I lost my joy. I am not ashamed to admit it.
A couple weeks ago, I realized that I wouldn’t return to floor nursing as soon as I thought. I could push to return, but it wouldn’t be smart to rush my healing. It hit me hard.
Like really hard.
I picture floor nursing as normal. That, in my head, was the defining factor of being a nurse. That’s what everyone I graduated with is doing. However twisted or false the thought was, I thought floor nursing makes someone a nurse. I hadn’t even been a nurse, a floor nurse, for 6 months.
I lost the will to fight. I thought, “If I can’t be normal, why even try.”
The only reason I made it this far was that I was a fighter. If I couldn’t do something, I would try again until I got it. I was determined.
So when I lost the will to fight, I got more irritable and grumpy. I used the word “stuck” in reference to staying in Mansfield. I lost my joy.
I wrote things because I know I used to believe it or I should believe it, but I didn’t. I hoped by writing them, they would sink into my heart.
I keep saying I won’t be normal again. I wasn’t normal before my accident. I grew up in Africa so that makes me different. Normal is overrated anyway. I won’t be the same Sara I was before my accident, but I’m still Sara. I may have different strengths and hardships, that is inevitable, but I’m alive. I am still making progress. My rehab doctor says it takes about two years for the brain to fully heal.

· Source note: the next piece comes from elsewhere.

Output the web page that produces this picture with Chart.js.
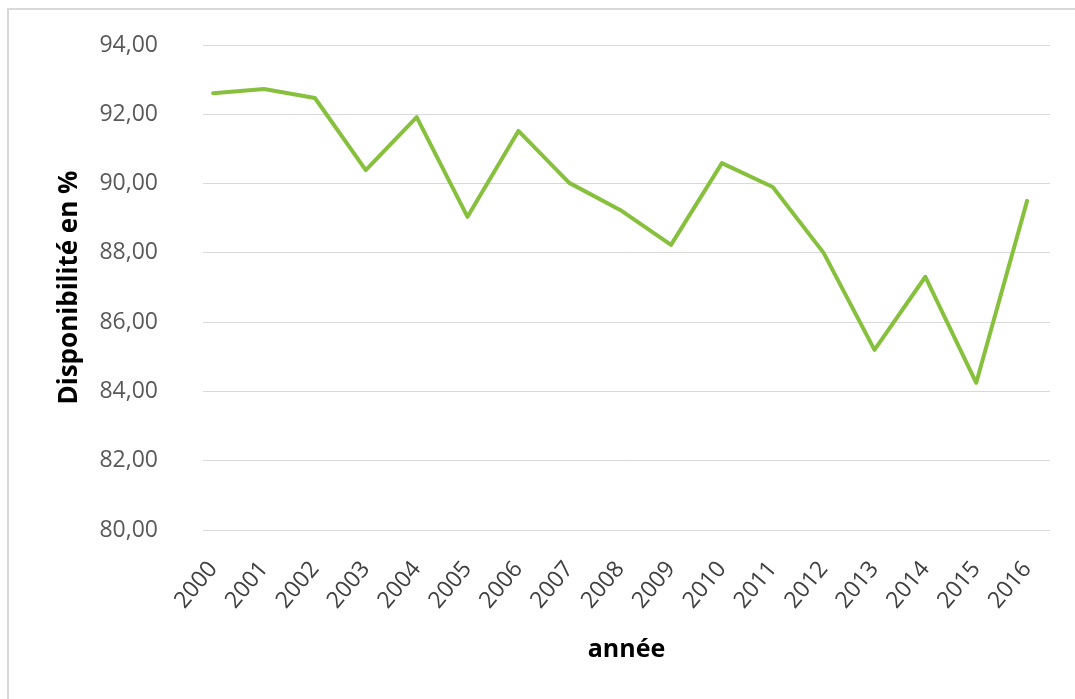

I’m only 6 months into a 24 months period. I have made a ton of progress, but I still have a long way to go.
Today, I decided to fight. I gained back my will to fight. My brother says, “Those who say they can and those who say they can’t are both right”. If I have the attitude that I won’t do it, then I won’t return to floor nursing. And maybe I won’t return, but at least I’ll go down fighting.
So I’ve decided to choose joy. Joy is not happiness. Joy is not an emotion, it’s a choice. Joy is believing that God is in control and that God is good. It is to base your joy on something that is eternal.
I choose joy. I’ve decided to get my joy back.
Especially when it’s hard, I need to choose joy. It will not always be easy to choose joy. It is easier to sit in my bed, moping about the fact that I won’t return to floor nursing as fast as I hoped. But, that is not beneficial to me or the people around me.
That doesn’t mean I’m always happy. This is definitely not how I pictured my life going. There are plenty of times where I yell at God, and wondering why me.
I choose joy because regardless of how I feel, I know that God is good. I just lost sight of that for a moment.
Even when it feels so far away, I choose joy.